**DATA BLOCK:**

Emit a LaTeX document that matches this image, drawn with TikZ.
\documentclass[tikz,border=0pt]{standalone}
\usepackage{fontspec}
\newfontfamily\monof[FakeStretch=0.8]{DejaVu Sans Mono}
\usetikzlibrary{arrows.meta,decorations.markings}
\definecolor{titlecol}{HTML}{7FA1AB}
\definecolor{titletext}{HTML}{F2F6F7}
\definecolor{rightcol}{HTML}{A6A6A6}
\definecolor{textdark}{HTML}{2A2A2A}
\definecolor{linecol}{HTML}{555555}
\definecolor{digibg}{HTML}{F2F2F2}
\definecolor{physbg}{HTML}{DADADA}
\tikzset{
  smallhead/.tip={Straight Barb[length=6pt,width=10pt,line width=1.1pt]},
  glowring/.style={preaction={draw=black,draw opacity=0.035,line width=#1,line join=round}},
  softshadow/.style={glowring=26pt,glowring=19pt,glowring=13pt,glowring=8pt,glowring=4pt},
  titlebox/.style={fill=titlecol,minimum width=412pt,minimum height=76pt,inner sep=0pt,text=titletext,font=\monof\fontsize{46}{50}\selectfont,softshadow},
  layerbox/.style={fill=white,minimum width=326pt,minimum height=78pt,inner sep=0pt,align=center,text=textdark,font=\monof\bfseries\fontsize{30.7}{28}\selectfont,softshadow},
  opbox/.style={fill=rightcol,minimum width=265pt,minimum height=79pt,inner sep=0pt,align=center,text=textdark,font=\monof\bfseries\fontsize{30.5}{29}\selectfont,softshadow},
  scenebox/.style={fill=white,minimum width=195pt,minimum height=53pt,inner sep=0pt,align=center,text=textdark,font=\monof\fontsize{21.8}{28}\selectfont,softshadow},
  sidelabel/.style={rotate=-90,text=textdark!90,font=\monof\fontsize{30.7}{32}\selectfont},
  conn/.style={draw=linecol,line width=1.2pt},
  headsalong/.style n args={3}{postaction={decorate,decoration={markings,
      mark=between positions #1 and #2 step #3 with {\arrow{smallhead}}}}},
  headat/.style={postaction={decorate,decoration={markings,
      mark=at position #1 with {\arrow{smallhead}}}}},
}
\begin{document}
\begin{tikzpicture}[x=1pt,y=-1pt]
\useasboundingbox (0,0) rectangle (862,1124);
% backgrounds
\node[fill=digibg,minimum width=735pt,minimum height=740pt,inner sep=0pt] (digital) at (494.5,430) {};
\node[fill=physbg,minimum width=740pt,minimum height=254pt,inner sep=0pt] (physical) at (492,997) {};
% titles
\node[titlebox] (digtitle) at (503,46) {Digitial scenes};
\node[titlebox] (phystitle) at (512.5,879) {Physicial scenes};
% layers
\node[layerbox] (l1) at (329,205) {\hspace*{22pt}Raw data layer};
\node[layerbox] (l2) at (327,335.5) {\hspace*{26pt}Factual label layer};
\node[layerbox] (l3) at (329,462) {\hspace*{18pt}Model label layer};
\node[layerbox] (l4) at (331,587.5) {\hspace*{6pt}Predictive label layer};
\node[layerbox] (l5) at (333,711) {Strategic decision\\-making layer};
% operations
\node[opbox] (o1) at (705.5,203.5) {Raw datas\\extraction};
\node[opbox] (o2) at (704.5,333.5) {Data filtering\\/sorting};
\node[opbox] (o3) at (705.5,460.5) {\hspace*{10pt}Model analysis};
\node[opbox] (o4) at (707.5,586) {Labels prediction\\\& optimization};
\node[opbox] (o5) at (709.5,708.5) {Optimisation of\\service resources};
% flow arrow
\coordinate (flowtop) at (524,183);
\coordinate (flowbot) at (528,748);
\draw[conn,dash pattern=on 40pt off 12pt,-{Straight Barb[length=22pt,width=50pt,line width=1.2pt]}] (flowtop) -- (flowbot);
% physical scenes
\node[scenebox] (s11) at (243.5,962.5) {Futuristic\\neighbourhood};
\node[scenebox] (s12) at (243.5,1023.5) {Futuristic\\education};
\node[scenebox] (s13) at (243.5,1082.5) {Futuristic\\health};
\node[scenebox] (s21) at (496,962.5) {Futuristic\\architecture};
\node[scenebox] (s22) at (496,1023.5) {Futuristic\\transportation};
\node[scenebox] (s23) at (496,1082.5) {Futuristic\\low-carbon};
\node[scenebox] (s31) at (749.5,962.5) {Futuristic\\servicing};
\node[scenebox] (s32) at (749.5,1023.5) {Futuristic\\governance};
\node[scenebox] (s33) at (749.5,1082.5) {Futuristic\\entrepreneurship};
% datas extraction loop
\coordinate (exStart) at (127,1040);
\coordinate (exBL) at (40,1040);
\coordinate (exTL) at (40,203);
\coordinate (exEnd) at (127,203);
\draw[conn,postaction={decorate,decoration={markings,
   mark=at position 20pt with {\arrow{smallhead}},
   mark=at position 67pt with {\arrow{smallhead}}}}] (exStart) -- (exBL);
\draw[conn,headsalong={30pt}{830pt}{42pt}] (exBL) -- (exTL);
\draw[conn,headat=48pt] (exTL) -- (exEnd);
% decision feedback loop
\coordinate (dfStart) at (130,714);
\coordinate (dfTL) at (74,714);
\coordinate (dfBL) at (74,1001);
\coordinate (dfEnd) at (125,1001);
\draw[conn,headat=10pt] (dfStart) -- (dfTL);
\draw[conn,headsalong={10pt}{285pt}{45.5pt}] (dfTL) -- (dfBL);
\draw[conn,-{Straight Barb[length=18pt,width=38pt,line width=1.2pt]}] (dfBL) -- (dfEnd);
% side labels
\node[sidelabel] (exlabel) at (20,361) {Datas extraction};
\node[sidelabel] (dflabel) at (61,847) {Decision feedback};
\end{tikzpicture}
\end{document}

**WORK TO COMPLETE:** Working from the material above, retype it in its entirety without change.

**EXERCISE RESULT:**
Emit a LaTeX document that matches this image, drawn with TikZ.
\documentclass[tikz,border=0pt]{standalone}
\usepackage{fontspec}
\newfontfamily\monof[FakeStretch=0.8]{DejaVu Sans Mono}
\usetikzlibrary{arrows.meta,decorations.markings}
\definecolor{titlecol}{HTML}{7FA1AB}
\definecolor{titletext}{HTML}{F2F6F7}
\definecolor{rightcol}{HTML}{A6A6A6}
\definecolor{textdark}{HTML}{2A2A2A}
\definecolor{linecol}{HTML}{555555}
\definecolor{digibg}{HTML}{F2F2F2}
\definecolor{physbg}{HTML}{DADADA}
\tikzset{
  smallhead/.tip={Straight Barb[length=6pt,width=10pt,line width=1.1pt]},
  glowring/.style={preaction={draw=black,draw opacity=0.035,line width=#1,line join=round}},
  softshadow/.style={glowring=26pt,glowring=19pt,glowring=13pt,glowring=8pt,glowring=4pt},
  titlebox/.style={fill=titlecol,minimum width=412pt,minimum height=76pt,inner sep=0pt,text=titletext,font=\monof\fontsize{46}{50}\selectfont,softshadow},
  layerbox/.style={fill=white,minimum width=326pt,minimum height=78pt,inner sep=0pt,align=center,text=textdark,font=\monof\bfseries\fontsize{30.7}{28}\selectfont,softshadow},
  opbox/.style={fill=rightcol,minimum width=265pt,minimum height=79pt,inner sep=0pt,align=center,text=textdark,font=\monof\bfseries\fontsize{30.5}{29}\selectfont,softshadow},
  scenebox/.style={fill=white,minimum width=195pt,minimum height=53pt,inner sep=0pt,align=center,text=textdark,font=\monof\fontsize{21.8}{28}\selectfont,softshadow},
  sidelabel/.style={rotate=-90,text=textdark!90,font=\monof\fontsize{30.7}{32}\selectfont},
  conn/.style={draw=linecol,line width=1.2pt},
  headsalong/.style n args={3}{postaction={decorate,decoration={markings,
      mark=between positions #1 and #2 step #3 with {\arrow{smallhead}}}}},
  headat/.style={postaction={decorate,decoration={markings,
      mark=at position #1 with {\arrow{smallhead}}}}},
}
\begin{document}
\begin{tikzpicture}[x=1pt,y=-1pt]
\useasboundingbox (0,0) rectangle (862,1124);
% backgrounds
\node[fill=digibg,minimum width=735pt,minimum height=740pt,inner sep=0pt] (digital) at (494.5,430) {};
\node[fill=physbg,minimum width=740pt,minimum height=254pt,inner sep=0pt] (physical) at (492,997) {};
% titles
\node[titlebox] (digtitle) at (503,46) {Digitial scenes};
\node[titlebox] (phystitle) at (512.5,879) {Physicial scenes};
% layers
\node[layerbox] (l1) at (329,205) {\hspace*{22pt}Raw data layer};
\node[layerbox] (l2) at (327,335.5) {\hspace*{26pt}Factual label layer};
\node[layerbox] (l3) at (329,462) {\hspace*{18pt}Model label layer};
\node[layerbox] (l4) at (331,587.5) {\hspace*{6pt}Predictive label layer};
\node[layerbox] (l5) at (333,711) {Strategic decision\\-making layer};
% operations
\node[opbox] (o1) at (705.5,203.5) {Raw datas\\extraction};
\node[opbox] (o2) at (704.5,333.5) {Data filtering\\/sorting};
\node[opbox] (o3) at (705.5,460.5) {\hspace*{10pt}Model analysis};
\node[opbox] (o4) at (707.5,586) {Labels prediction\\\& optimization};
\node[opbox] (o5) at (709.5,708.5) {Optimisation of\\service resources};
% flow arrow
\coordinate (flowtop) at (524,183);
\coordinate (flowbot) at (528,748);
\draw[conn,dash pattern=on 40pt off 12pt,-{Straight Barb[length=22pt,width=50pt,line width=1.2pt]}] (flowtop) -- (flowbot);
% physical scenes
\node[scenebox] (s11) at (243.5,962.5) {Futuristic\\neighbourhood};
\node[scenebox] (s12) at (243.5,1023.5) {Futuristic\\education};
\node[scenebox] (s13) at (243.5,1082.5) {Futuristic\\health};
\node[scenebox] (s21) at (496,962.5) {Futuristic\\architecture};
\node[scenebox] (s22) at (496,1023.5) {Futuristic\\transportation};
\node[scenebox] (s23) at (496,1082.5) {Futuristic\\low-carbon};
\node[scenebox] (s31) at (749.5,962.5) {Futuristic\\servicing};
\node[scenebox] (s32) at (749.5,1023.5) {Futuristic\\governance};
\node[scenebox] (s33) at (749.5,1082.5) {Futuristic\\entrepreneurship};
% datas extraction loop
\coordinate (exStart) at (127,1040);
\coordinate (exBL) at (40,1040);
\coordinate (exTL) at (40,203);
\coordinate (exEnd) at (127,203);
\draw[conn,postaction={decorate,decoration={markings,
   mark=at position 20pt with {\arrow{smallhead}},
   mark=at position 67pt with {\arrow{smallhead}}}}] (exStart) -- (exBL);
\draw[conn,headsalong={30pt}{830pt}{42pt}] (exBL) -- (exTL);
\draw[conn,headat=48pt] (exTL) -- (exEnd);
% decision feedback loop
\coordinate (dfStart) at (130,714);
\coordinate (dfTL) at (74,714);
\coordinate (dfBL) at (74,1001);
\coordinate (dfEnd) at (125,1001);
\draw[conn,headat=10pt] (dfStart) -- (dfTL);
\draw[conn,headsalong={10pt}{285pt}{45.5pt}] (dfTL) -- (dfBL);
\draw[conn,-{Straight Barb[length=18pt,width=38pt,line width=1.2pt]}] (dfBL) -- (dfEnd);
% side labels
\node[sidelabel] (exlabel) at (20,361) {Datas extraction};
\node[sidelabel] (dflabel) at (61,847) {Decision feedback};
\end{tikzpicture}
\end{document}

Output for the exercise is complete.